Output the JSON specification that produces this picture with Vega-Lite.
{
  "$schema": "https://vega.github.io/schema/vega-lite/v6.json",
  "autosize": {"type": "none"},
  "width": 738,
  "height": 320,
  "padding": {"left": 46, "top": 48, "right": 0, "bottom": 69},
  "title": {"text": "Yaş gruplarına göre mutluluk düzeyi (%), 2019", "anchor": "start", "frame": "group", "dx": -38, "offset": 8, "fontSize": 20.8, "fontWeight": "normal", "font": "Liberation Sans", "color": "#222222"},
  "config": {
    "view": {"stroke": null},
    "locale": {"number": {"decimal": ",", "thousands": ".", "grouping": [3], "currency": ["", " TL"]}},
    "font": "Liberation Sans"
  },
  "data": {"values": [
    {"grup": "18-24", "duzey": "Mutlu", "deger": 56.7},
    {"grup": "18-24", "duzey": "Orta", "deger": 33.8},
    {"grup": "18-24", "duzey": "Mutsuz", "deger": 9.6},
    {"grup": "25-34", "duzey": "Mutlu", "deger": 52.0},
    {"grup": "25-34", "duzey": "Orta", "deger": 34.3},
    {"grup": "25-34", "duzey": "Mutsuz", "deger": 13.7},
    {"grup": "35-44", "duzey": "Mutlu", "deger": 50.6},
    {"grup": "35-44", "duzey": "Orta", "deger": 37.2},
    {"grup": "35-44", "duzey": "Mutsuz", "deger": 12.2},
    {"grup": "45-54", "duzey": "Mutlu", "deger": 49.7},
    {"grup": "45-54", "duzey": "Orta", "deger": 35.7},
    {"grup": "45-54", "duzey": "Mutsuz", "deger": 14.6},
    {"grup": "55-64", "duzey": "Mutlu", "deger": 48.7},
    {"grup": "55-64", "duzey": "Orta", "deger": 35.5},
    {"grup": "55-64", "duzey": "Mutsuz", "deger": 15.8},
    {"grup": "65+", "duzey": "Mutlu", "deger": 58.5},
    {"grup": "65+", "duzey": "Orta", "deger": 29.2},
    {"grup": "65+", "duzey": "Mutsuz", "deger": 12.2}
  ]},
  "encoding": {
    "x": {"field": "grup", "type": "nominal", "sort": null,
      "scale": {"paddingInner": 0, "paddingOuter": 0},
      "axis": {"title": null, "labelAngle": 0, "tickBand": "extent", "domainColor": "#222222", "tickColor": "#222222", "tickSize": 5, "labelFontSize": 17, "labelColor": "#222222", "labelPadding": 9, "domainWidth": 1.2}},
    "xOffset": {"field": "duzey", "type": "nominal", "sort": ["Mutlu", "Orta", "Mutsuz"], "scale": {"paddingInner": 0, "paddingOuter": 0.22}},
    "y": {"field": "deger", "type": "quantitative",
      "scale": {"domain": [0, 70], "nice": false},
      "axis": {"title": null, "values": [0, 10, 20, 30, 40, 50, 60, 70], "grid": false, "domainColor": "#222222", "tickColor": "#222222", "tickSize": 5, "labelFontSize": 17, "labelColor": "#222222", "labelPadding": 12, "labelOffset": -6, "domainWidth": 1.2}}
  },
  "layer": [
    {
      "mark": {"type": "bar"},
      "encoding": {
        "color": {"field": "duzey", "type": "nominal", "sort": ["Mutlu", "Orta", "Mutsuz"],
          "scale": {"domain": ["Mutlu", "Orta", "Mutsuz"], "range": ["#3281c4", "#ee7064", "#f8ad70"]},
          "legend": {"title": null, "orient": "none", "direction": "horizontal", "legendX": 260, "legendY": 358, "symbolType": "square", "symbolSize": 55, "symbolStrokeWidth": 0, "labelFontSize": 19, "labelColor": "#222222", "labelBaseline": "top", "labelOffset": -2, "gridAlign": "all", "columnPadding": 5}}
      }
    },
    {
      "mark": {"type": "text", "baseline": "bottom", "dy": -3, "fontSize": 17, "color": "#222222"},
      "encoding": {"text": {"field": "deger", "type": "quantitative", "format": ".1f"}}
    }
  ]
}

==

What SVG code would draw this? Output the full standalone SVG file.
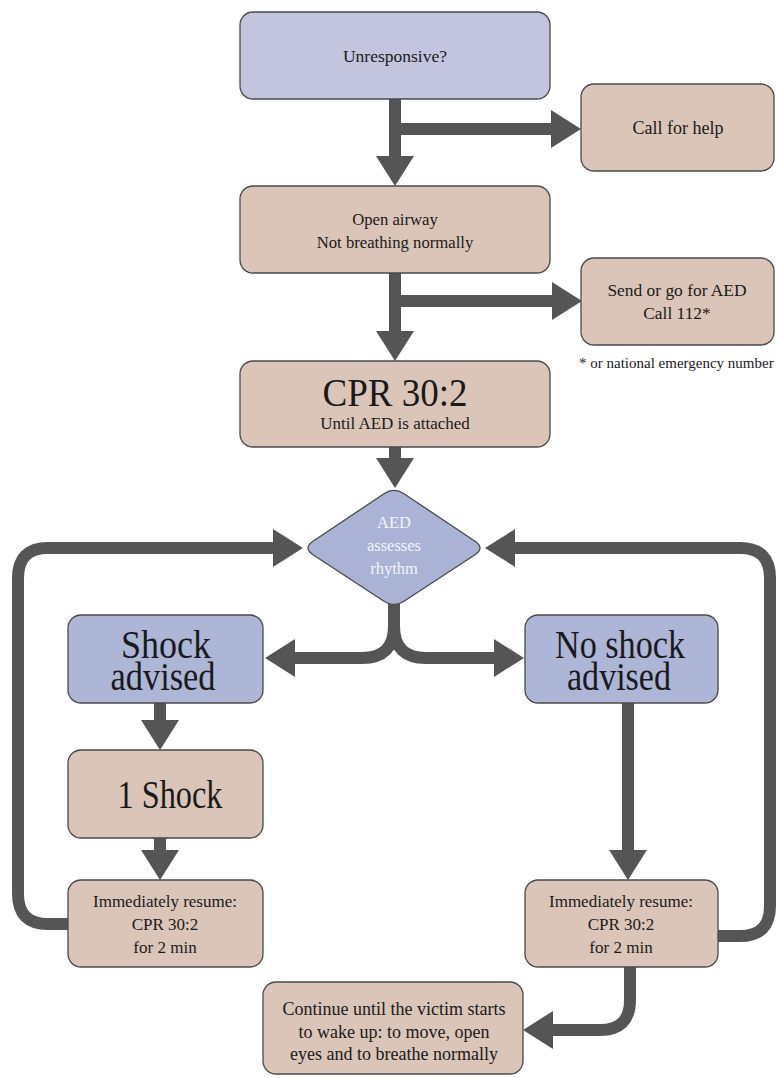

### REQUIRED WORK
Every line that holds the word "Output" should be extracted.

### RESULT
Output the JSON specification that produces this picture with Vega-Lite.
What SVG code would draw this? Output the full standalone SVG file.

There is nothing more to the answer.